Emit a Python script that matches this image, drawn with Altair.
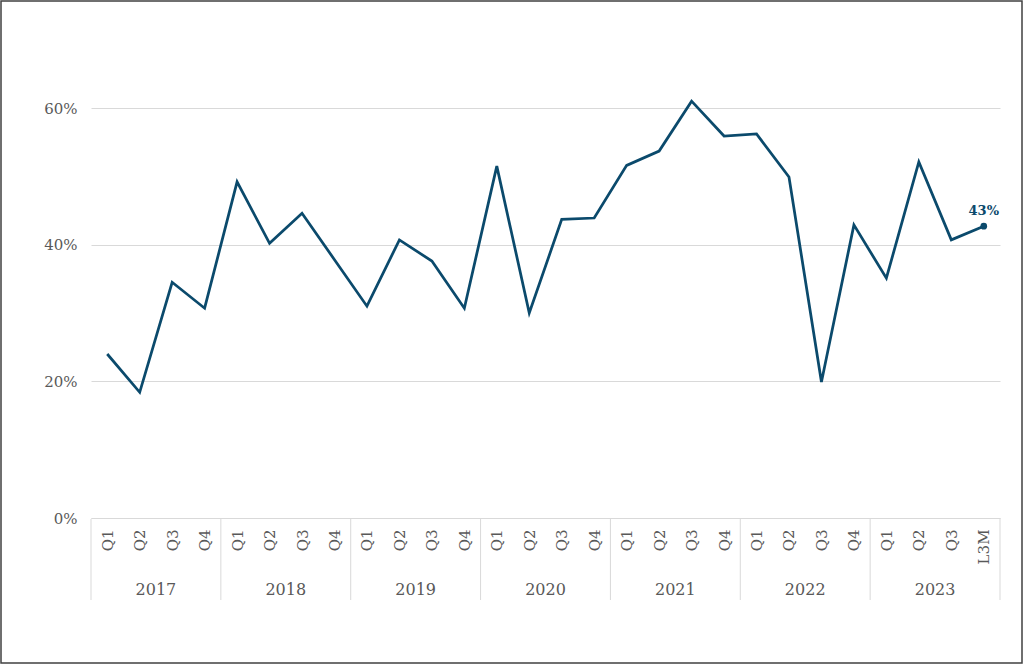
import altair as alt
import pandas as pd

years = ["2017", "2018", "2019", "2020", "2021", "2022", "2023"]
quarters = ["Q1", "Q2", "Q3", "Q4"] * 6 + ["Q1", "Q2", "Q3", "L3M"]
values = [24.0, 18.4, 34.5, 30.7,
          49.2, 40.2, 44.6, 37.8,
          31.0, 40.7, 37.6, 30.7,
          51.5, 30.0, 43.7, 43.9,
          51.6, 53.7, 61.0, 55.9,
          56.2, 49.9, 19.9, 42.9,
          35.1, 52.1, 40.7, 42.7]
last_label = "43%"
y_ticks = [0, 0.2, 0.4, 0.6]

periods = [f"{years[i // 4]} {quarters[i]}" for i in range(len(values))]
df = pd.DataFrame({"period": periods, "value": [v / 100 for v in values]})
last = df.iloc[[-1]].assign(label=last_label)

W, H = 909, 410
COLOR = "#0b4a6c"
GRID = "#d9d9d9"
TXT = "#595959"
FONT = "Georgia, 'DejaVu Serif'"

xscale = alt.Scale(domain=periods, type="point", padding=0.5)
yscale = alt.Scale(domain=[0, 0.6], nice=False)

x_axis = alt.Axis(title=None, labelExpr="split(datum.label, ' ')[1]", labelAngle=-90,
                  labelAlign="right", labelBaseline="middle", labelPadding=11,
                  ticks=False, domainColor=GRID, labelColor=TXT, labelFont=FONT,
                  labelFontSize=15, grid=False)
y_axis = alt.Axis(title=None, values=y_ticks, format=".0%", grid=True, gridColor=GRID,
                  domain=False, ticks=False, labelPadding=14, labelFont=FONT,
                  labelFontSize=15, labelColor=TXT)

Y = alt.Y("value:Q", scale=yscale, axis=y_axis)

line = alt.Chart(df).mark_line(color=COLOR, strokeWidth=2.75).encode(
    x=alt.X("period:N", scale=xscale, sort=periods, axis=x_axis),
    y=Y,
)

pt = alt.Chart(last).mark_point(filled=True, size=45, color=COLOR, opacity=1).encode(
    x=alt.X("period:N", scale=xscale, sort=periods, axis=None),
    y=Y,
)

lbl = alt.Chart(last).mark_text(dy=-15, font=FONT, fontWeight="bold", fontSize=13,
                                color=COLOR).encode(
    x=alt.X("period:N", scale=xscale, sort=periods, axis=None),
    y=Y,
    text="label:N",
)

year_df = pd.DataFrame({"year": years})
year_text = alt.Chart(year_df).mark_text(font=FONT, fontSize=16, color=TXT,
                                          baseline="middle").encode(
    x=alt.X("year:N", scale=alt.Scale(domain=years, type="point", padding=0.5), axis=None),
    y=alt.value(H + 72),
    text="year:N",
)

sep_df = pd.DataFrame({"b": list(range(len(years) + 1))})
seps = alt.Chart(sep_df).mark_rule(color=GRID, strokeWidth=1).encode(
    x=alt.X("b:Q", scale=alt.Scale(domain=[0, len(years)], nice=False), axis=None),
    y=alt.value(H + 1),
    y2=alt.value(H + 82),
)

border = alt.Chart(pd.DataFrame({"a": [0]})).mark_rect(
    fill="white", fillOpacity=0, stroke="#404040", strokeWidth=1.5
).encode(
    x=alt.value(-90), x2=alt.value(W + 22),
    y=alt.value(-107), y2=alt.value(H + 145),
)

chart = alt.layer(border, seps, year_text, line, pt, lbl).resolve_scale(
    x="independent"
).properties(
    width=W, height=H,
    padding={"left": 91, "top": 108, "right": 24, "bottom": 148},
    autosize=alt.AutoSizeParams(type="none"),
    background="white",
).configure_view(stroke=None)

chart.save("out.html", embed_options={"renderer": "svg", "actions": False})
---
**Written task:** Return each line exactly as written. Any picture gets left out.

**Output:**
Emit a Python script that matches this image, drawn with Altair.
import altair as alt
import pandas as pd

years = ["2017", "2018", "2019", "2020", "2021", "2022", "2023"]
quarters = ["Q1", "Q2", "Q3", "Q4"] * 6 + ["Q1", "Q2", "Q3", "L3M"]
values = [24.0, 18.4, 34.5, 30.7,
          49.2, 40.2, 44.6, 37.8,
          31.0, 40.7, 37.6, 30.7,
          51.5, 30.0, 43.7, 43.9,
          51.6, 53.7, 61.0, 55.9,
          56.2, 49.9, 19.9, 42.9,
          35.1, 52.1, 40.7, 42.7]
last_label = "43%"
y_ticks = [0, 0.2, 0.4, 0.6]

periods = [f"{years[i // 4]} {quarters[i]}" for i in range(len(values))]
df = pd.DataFrame({"period": periods, "value": [v / 100 for v in values]})
last = df.iloc[[-1]].assign(label=last_label)

W, H = 909, 410
COLOR = "#0b4a6c"
GRID = "#d9d9d9"
TXT = "#595959"
FONT = "Georgia, 'DejaVu Serif'"

xscale = alt.Scale(domain=periods, type="point", padding=0.5)
yscale = alt.Scale(domain=[0, 0.6], nice=False)

x_axis = alt.Axis(title=None, labelExpr="split(datum.label, ' ')[1]", labelAngle=-90,
                  labelAlign="right", labelBaseline="middle", labelPadding=11,
                  ticks=False, domainColor=GRID, labelColor=TXT, labelFont=FONT,
                  labelFontSize=15, grid=False)
y_axis = alt.Axis(title=None, values=y_ticks, format=".0%", grid=True, gridColor=GRID,
                  domain=False, ticks=False, labelPadding=14, labelFont=FONT,
                  labelFontSize=15, labelColor=TXT)

Y = alt.Y("value:Q", scale=yscale, axis=y_axis)

line = alt.Chart(df).mark_line(color=COLOR, strokeWidth=2.75).encode(
    x=alt.X("period:N", scale=xscale, sort=periods, axis=x_axis),
    y=Y,
)

pt = alt.Chart(last).mark_point(filled=True, size=45, color=COLOR, opacity=1).encode(
    x=alt.X("period:N", scale=xscale, sort=periods, axis=None),
    y=Y,
)

lbl = alt.Chart(last).mark_text(dy=-15, font=FONT, fontWeight="bold", fontSize=13,
                                color=COLOR).encode(
    x=alt.X("period:N", scale=xscale, sort=periods, axis=None),
    y=Y,
    text="label:N",
)

year_df = pd.DataFrame({"year": years})
year_text = alt.Chart(year_df).mark_text(font=FONT, fontSize=16, color=TXT,
                                          baseline="middle").encode(
    x=alt.X("year:N", scale=alt.Scale(domain=years, type="point", padding=0.5), axis=None),
    y=alt.value(H + 72),
    text="year:N",
)

sep_df = pd.DataFrame({"b": list(range(len(years) + 1))})
seps = alt.Chart(sep_df).mark_rule(color=GRID, strokeWidth=1).encode(
    x=alt.X("b:Q", scale=alt.Scale(domain=[0, len(years)], nice=False), axis=None),
    y=alt.value(H + 1),
    y2=alt.value(H + 82),
)

border = alt.Chart(pd.DataFrame({"a": [0]})).mark_rect(
    fill="white", fillOpacity=0, stroke="#404040", strokeWidth=1.5
).encode(
    x=alt.value(-90), x2=alt.value(W + 22),
    y=alt.value(-107), y2=alt.value(H + 145),
)

chart = alt.layer(border, seps, year_text, line, pt, lbl).resolve_scale(
    x="independent"
).properties(
    width=W, height=H,
    padding={"left": 91, "top": 108, "right": 24, "bottom": 148},
    autosize=alt.AutoSizeParams(type="none"),
    background="white",
).configure_view(stroke=None)

chart.save("out.html", embed_options={"renderer": "svg", "actions": False})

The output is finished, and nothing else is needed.